On Thu, Nov 8, 2012 at 10:26 AM, Dariusz Jemielniak darekj@alk.edu.plwrote:
in your experience, Dariusz, does this mean reviewers feel fine in placing
tons of trust in the editors and their helphands who organize the review not to tell authors who was their most brilliant reviewer?
Yes, that is my experience. In fact, I have never seen the editor revealing the reviewer's identity.
I'll note that the discussions in this thread remain "abstract" insofar as they focus on journals and editing procedures in general -- not on the specific affordances and workflows associated with wikis, or the specific needs and interests of wikistas. This isn't to say that such discussions are unimportant -- but in order to be make them somewhat more exciting (!) I think it would be good to put aside the frame of "previous experience" and return to the question:
what are we aiming for exactly?
(Because: I think it's actually something very new.)
If the question is only "how to set up a journal" then I wonder if this should be taking place off-list, since that's not really a "wiki research" question.

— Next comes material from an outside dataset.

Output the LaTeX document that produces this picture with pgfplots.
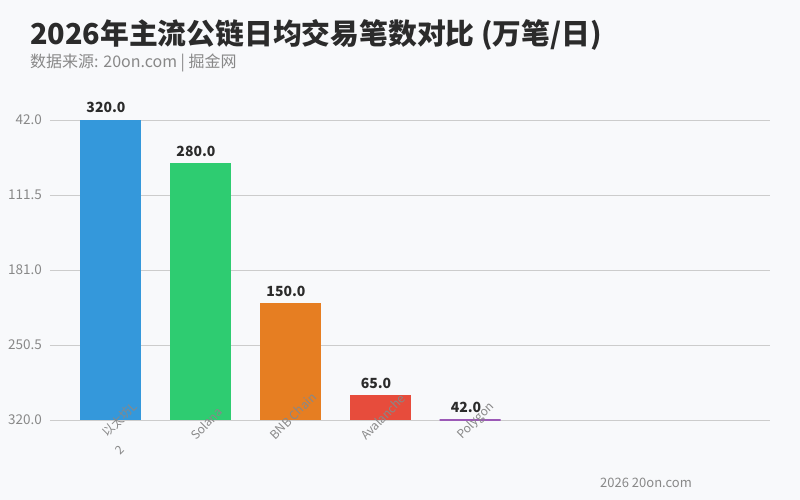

If it is a question about "how to set up a journal that specifically meshes with the socio-technical patterns used by wiki communities", then of course it is appropriate for discussion here. (And obviously I think it's the latter!)
This point from Claudia is important -- «keep in mind that we are not talking about a traditional journal here but about "a new research journal about Wikis and about research done by using Wikis"» -- however, I think it needs expansion, or we'll just end up with some kind of turn-crank solution.
To reframe that:
What's NOT going to be traditional about this journal?